Mark Christian and Johnny Rodgers recently discussed on the Slack Engineering blog how Slack successfully rebuilt the desktop version of Slack. The article quotes an incremental rewrite and release strategy as a key success factor.
Two decades ago, quoting Netscape's misadventures, Joel Spolsky, co-founder of Stack Overflow, posited in his landmark essay Things You Should Never Do that rewriting code from scratch is the single worst strategic mistake any software company can make. Spolsky mentioned two issues with rewrites. First, the existing codebase often embeds hard-earned knowledge about corner cases and weird bugs, knowledge which may be lost in the rewrite. Second, rewrites can be lengthy and divert resources which could be used for improving the existing codebase and products, and can result in the product being displaced by its competitors. Refactoring legacy code -- rather than rewriting it, seems, for some opponents of rewrites, a less risky option.
Conversely, there are arguments in favor of complete rewrites. The conventional wisdom reflected in "If it ain't broke, don't fix it" also means that, in case of software which can no longer be evolved at a satisfying cost, a rewrite may be justified. This may happen when maintaining and adding features to the legacy codebase is prohibitively expensive, or former technological choices cannot support the new use cases. Rewrite proponents may support taking advantage of the new effort to build a new application entirely. Alternatively, they may instead prefer replicating the existing application features without adding new ones, to lessen the project risk.
The Slack team credits the success of their rewrite of the Slack desktop application to having adopted a middle-ground, incremental, rewrite strategy. Code was not rewritten from scratch and released in one go. The legacy code and new code coexisted for the duration of the rewrite project, with the new code progressively replacing the old code.
The Slack strategy involved the definition of a target architecture, and interoperability rules which kept the old and new code separate, while allowing targeted reuse between old and new code:
(...) We introduced a few rules and functions in a concept called legacy-interop:
- old code cannot directly import new code: only new code that has been “exported” for use by the old code is available.
- new code cannot directly import old code: only old code that has been “adapted” for use by modern code is available.
The classic version of Slack (loading the new code and the old code) would coexist with the modern version (which only included the new code) till the moment when the modern version would reach feature-parity with the classic version:
(...) [That way] legacy code could access new code as it got modernized, and new code could access old code until it got modernized.
The incremental rewrite strategy was associated with an incremental release strategy. The article explains:
The first “modern” piece of the Slack app was our emoji picker, which we released more than two years ago — followed thereafter by the channel sidebar, message pane, and dozens of other features. (...) Releasing incrementally allowed us to (...) de-risk the release of the new client by minimizing how much completely new code was being used by our customers for the first time.

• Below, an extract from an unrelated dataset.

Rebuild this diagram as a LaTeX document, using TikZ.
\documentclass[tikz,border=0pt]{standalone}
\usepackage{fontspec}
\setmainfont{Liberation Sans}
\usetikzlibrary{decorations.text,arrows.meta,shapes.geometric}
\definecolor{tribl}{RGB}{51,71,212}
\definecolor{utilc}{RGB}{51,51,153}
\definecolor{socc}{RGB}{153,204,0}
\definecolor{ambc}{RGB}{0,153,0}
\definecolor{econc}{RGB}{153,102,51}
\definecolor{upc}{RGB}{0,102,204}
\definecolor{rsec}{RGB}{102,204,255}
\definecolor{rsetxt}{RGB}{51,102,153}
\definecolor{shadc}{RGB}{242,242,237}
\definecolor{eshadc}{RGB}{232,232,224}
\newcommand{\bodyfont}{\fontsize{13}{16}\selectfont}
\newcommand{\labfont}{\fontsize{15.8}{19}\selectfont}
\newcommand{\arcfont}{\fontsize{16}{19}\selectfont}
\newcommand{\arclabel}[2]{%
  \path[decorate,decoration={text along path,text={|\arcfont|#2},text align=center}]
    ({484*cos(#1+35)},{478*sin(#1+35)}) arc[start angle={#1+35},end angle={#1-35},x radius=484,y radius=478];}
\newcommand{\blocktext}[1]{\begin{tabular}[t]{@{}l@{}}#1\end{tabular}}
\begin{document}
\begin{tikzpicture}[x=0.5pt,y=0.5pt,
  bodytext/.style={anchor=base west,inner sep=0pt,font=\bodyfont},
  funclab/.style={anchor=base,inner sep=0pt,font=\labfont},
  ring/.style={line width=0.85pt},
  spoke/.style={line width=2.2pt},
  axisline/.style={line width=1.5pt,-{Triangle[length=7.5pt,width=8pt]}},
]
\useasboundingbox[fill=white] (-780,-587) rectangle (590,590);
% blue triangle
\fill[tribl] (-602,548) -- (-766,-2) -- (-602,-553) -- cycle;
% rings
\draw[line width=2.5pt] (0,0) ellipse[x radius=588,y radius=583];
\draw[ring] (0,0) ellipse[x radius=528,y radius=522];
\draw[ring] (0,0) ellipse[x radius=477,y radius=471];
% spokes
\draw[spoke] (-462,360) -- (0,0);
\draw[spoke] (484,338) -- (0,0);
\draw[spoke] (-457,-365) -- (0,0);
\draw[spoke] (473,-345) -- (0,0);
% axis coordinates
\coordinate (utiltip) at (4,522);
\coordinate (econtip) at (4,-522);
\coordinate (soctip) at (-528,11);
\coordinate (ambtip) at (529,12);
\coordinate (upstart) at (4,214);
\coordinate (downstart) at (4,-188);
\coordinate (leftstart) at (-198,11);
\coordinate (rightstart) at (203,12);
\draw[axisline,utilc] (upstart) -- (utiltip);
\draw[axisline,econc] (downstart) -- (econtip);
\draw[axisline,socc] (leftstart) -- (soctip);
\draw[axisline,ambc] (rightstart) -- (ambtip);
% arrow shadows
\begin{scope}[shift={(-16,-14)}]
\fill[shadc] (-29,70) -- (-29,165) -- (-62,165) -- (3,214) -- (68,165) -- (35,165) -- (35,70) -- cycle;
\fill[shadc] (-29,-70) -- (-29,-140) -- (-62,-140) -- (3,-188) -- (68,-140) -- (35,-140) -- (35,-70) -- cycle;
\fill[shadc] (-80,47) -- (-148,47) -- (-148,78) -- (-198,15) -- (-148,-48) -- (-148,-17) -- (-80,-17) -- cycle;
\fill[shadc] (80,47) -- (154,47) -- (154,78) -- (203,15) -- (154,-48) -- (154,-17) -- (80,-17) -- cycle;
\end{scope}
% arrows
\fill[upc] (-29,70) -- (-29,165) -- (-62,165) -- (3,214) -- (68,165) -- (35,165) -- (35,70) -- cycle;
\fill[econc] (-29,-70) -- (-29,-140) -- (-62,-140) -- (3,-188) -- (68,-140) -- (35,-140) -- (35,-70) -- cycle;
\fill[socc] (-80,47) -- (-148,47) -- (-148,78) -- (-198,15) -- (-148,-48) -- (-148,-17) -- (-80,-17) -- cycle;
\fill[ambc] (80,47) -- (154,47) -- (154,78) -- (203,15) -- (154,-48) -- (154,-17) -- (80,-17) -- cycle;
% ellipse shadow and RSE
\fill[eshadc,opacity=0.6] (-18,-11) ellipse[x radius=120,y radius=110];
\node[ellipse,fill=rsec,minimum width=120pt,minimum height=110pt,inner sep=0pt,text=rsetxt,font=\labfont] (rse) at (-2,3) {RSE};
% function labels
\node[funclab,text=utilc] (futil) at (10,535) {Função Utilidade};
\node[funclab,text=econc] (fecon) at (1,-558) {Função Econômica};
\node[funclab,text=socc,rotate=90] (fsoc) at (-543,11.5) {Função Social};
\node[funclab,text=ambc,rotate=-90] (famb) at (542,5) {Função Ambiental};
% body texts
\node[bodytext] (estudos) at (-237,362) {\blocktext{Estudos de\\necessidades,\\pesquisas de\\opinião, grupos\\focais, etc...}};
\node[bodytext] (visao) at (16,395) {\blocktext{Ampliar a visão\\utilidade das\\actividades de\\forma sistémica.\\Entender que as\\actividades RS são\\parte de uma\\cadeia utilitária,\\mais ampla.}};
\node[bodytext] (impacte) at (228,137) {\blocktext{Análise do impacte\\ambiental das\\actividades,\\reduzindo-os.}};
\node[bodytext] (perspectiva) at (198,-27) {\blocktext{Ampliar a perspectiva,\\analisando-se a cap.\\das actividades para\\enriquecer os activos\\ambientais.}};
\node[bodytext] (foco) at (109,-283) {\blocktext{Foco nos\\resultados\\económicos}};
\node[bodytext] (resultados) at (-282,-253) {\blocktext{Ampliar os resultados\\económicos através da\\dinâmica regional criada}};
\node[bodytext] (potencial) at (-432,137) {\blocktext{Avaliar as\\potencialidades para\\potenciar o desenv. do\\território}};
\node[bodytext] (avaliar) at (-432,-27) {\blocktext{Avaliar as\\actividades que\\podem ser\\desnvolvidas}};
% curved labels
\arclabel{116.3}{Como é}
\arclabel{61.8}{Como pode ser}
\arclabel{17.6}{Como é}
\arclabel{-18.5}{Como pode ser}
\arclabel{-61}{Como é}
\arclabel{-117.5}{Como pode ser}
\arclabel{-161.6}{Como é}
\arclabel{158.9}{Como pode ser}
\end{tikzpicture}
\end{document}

After using the modern-only version of the app internally for much of the last year, the Slack team is now ready to release the new modern desktop application to customers.
The old version of the desktop application featured a stack including jQuery, Signals, and direct DOM manipulation on Electron. It also exhibited a memory consumption increasing rapidly with the number of workspaces, and demonstrated lower performance for large workspaces due to eager data loading. The modern version of the application is built on React, and shows a near-constant memory consumption with respect to the number of workspaces. The new version additionally loads data lazily and presents a better performance profile.